= Elizabeth Medina =

Potter

Elizabeth Toya Medina (born November 30, 1956, Jemez Pueblo) is a Pueblo potter. She married into the Zia tribe in 1978 and, as is traditional, gained tribal permission to use Zia designs in her work. Her first pots were in the Jemez style. In some instances she has collaborated with her mother-in-law, Sofia Medina, whom she cites as her inspiration.

Medina has been recognized widely for her work. She has been featured in numerous publications (including New Mexico Magazine, August 1994:36, and SWAIA Quarterly Fall 1982:10), galleries (Native American Collections in Denver, CO; Adobe Gallery and Agape Gallery in Albuquerque, NM), and museums (Wright Collection, Peabody Museum, Harvard University, Cambridge, MA; Spurlock Museum, University of Illinois at Urbana-Champaign). She has received many awards from 1984 to the present.

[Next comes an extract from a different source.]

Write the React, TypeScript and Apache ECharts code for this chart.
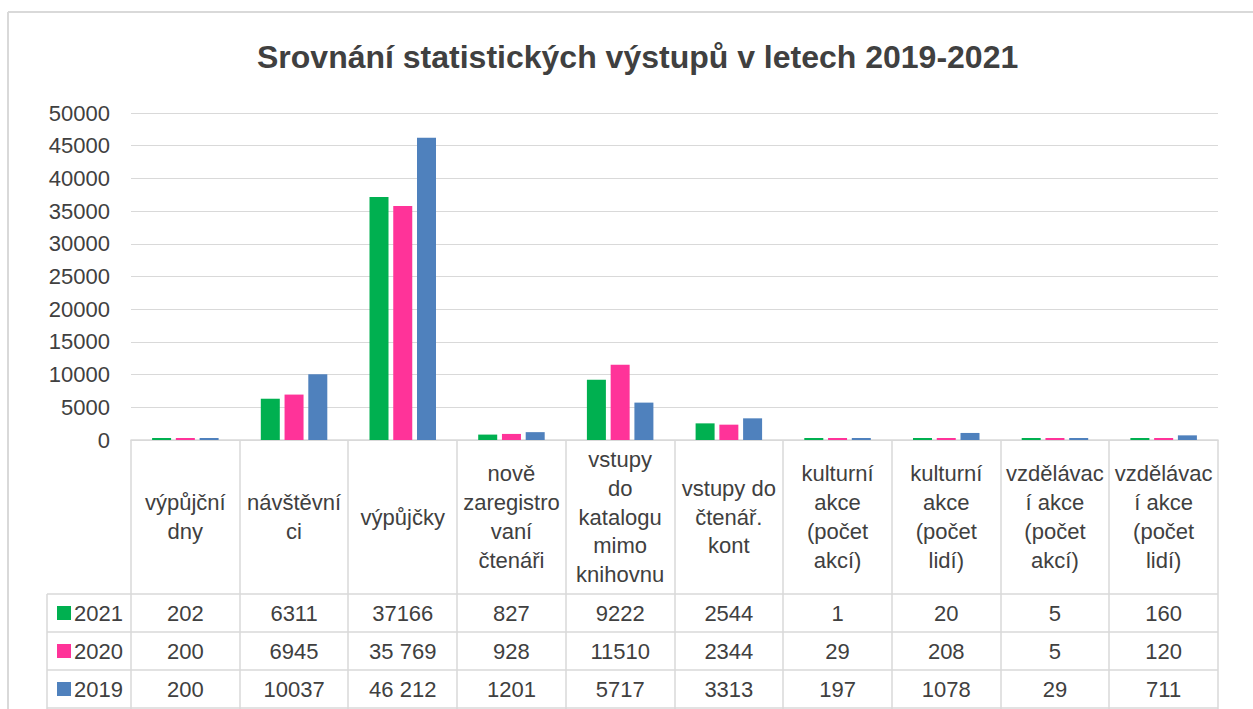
import React, { useEffect, useRef } from "react";
import * as echarts from "echarts";

const categories = [
  "výpůjční\ndny",
  "návštěvní\nci",
  "výpůjčky",
  "nově\nzaregistro\nvaní\nčtenáři",
  "vstupy\ndo\nkatalogu\nmimo\nknihovnu",
  "vstupy do\nčtenář.\nkont",
  "kulturní\nakce\n(počet\nakcí)",
  "kulturní\nakce\n(počet\nlidí)",
  "vzdělávac\ní akce\n(počet\nakcí)",
  "vzdělávac\ní akce\n(počet\nlidí)",
];

const seriesNames = ["2021", "2020", "2019"];
const values2021 = [202, 6311, 37166, 827, 9222, 2544, 1, 20, 5, 160];
const values2020 = [200, 6945, 35769, 928, 11510, 2344, 29, 208, 5, 120];
const values2019 = [200, 10037, 46212, 1201, 5717, 3313, 197, 1078, 29, 711];
const text2021 = ["202", "6311", "37166", "827", "9222", "2544", "1", "20", "5", "160"];
const text2020 = ["200", "6945", "35 769", "928", "11510", "2344", "29", "208", "5", "120"];
const text2019 = ["200", "10037", "46 212", "1201", "5717", "3313", "197", "1078", "29", "711"];
const colors = ["#00B050", "#FF3399", "#4F81BD"];

const yTicks = { min: 0, max: 50000, interval: 5000 };

const FONT = "'Liberation Sans', Arial, sans-serif";
const TEXT = "#404040";
const LINE = "#D9D9D9";

export default function App() {
  const ref = useRef<HTMLDivElement>(null);
  useEffect(() => {
    if (!ref.current) return;
    const chart = echarts.init(ref.current, undefined, { renderer: "svg" });

    const W = 1253;
    const gridLeft = 131;
    const gridRight = 1218;
    const gridTop = 113;
    const gridBottom = 440;
    const colW = (gridRight - gridLeft) / categories.length;
    const headerBottom = 594;
    const rowH = 38;
    const legendLeft = 47;

    const rowsVals = [text2021, text2020, text2019];
    const graphic: any[] = [];
    graphic.push({ type: "line", shape: { x1: 8, y1: 12, x2: W, y2: 12 }, style: { stroke: LINE, lineWidth: 2 } });
    graphic.push({ type: "line", shape: { x1: 8, y1: 12, x2: 8, y2: 709 }, style: { stroke: LINE, lineWidth: 2 } });
    for (let i = 0; i <= categories.length; i++) {
      const x = Math.round(gridLeft + i * colW);
      graphic.push({ type: "line", shape: { x1: x, y1: gridBottom, x2: x, y2: 709 }, style: { stroke: LINE, lineWidth: 1.5 } });
    }
    graphic.push({ type: "line", shape: { x1: legendLeft, y1: headerBottom, x2: legendLeft, y2: 709 }, style: { stroke: LINE, lineWidth: 1.5 } });
    for (let r = 0; r <= 3; r++) {
      const y = headerBottom + r * rowH;
      graphic.push({ type: "line", shape: { x1: legendLeft, y1: y, x2: gridRight, y2: y }, style: { stroke: LINE, lineWidth: 1.5 } });
    }
    categories.forEach((c, i) => {
      graphic.push({
        type: "text",
        x: gridLeft + (i + 0.5) * colW,
        y: (gridBottom + headerBottom) / 2,
        style: { text: c, fill: TEXT, font: `22px ${FONT}`, align: "center", verticalAlign: "middle", lineHeight: 28.7 },
      });
    });
    rowsVals.forEach((row, r) => {
      const cy = headerBottom + (r + 0.5) * rowH;
      row.forEach((t, i) => {
        graphic.push({
          type: "text",
          x: gridLeft + (i + 0.5) * colW,
          y: cy,
          style: { text: t, fill: TEXT, font: `22px ${FONT}`, align: "center", verticalAlign: "middle" },
        });
      });
      graphic.push({ type: "rect", shape: { x: 57, y: cy - 7, width: 14, height: 14 }, style: { fill: colors[r] } });
      graphic.push({
        type: "text",
        x: 74,
        y: cy,
        style: { text: seriesNames[r], fill: TEXT, font: `22px ${FONT}`, align: "left", verticalAlign: "middle" },
      });
    });

    const data = [values2021, values2020, values2019];
    chart.setOption({
      animation: false,
      backgroundColor: "#fff",
      title: {
        text: "Srovnání statistických výstupů v letech 2019-2021",
        left: 252,
        top: 36,
        textStyle: { fontFamily: FONT, fontSize: 32, fontWeight: "bold", color: TEXT },
      },
      grid: { left: gridLeft, right: W - gridRight, top: gridTop, bottom: 709 - gridBottom, containLabel: false },
      xAxis: {
        type: "category",
        data: categories,
        axisLine: { lineStyle: { color: LINE, width: 1.5 } },
        axisTick: { show: false },
        axisLabel: { show: false },
      },
      yAxis: {
        type: "value",
        min: yTicks.min,
        max: yTicks.max,
        interval: yTicks.interval,
        axisLine: { show: false },
        axisTick: { show: false },
        axisLabel: { color: TEXT, fontFamily: FONT, fontSize: 22, margin: 21, formatter: (v: number) => String(v) },
        splitLine: { lineStyle: { color: LINE, width: 1 } },
      },
      series: data.map((d, i) => ({
        type: "bar",
        name: seriesNames[i],
        data: d,
        barWidth: 19,
        barGap: "25%",
        barMinHeight: 2,
        itemStyle: { color: colors[i] },
      })),
      graphic,
    });
    return () => chart.dispose();
  }, []);
  return <div ref={ref} style={{ position: "absolute", left: 0, top: 0, width: 1253, height: 709 }} />;
}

== Pottery style and technique ==
Medina is particularly known for her polychrome ollas and jars, featuring cream-colored and tan slips that her mother-in-law also uses, as well as rose-red and orange slips. Her favorite designs include roadrunners, robins, berry bushes, flowers, rain clouds, rainbows, fineline hatching, and turtle effigy lids. Occasionally she produces plain pots for her husband Marcellus to paint with designs of Zia dancers.

She uses a combination of sheep and cow manure to fire her pots. To achieve a white background color instead of blue, the manure must be completely dry. One way to protect the pots from fire smudges is through the reuse of everyday objects such as old bedsprings and auto shock absorbers.

Zia pots are unique in that they are tempered with basalt, a hard volcanic rock. Medina has been known to bury the rock in sand for a full year in order to soften it for grinding.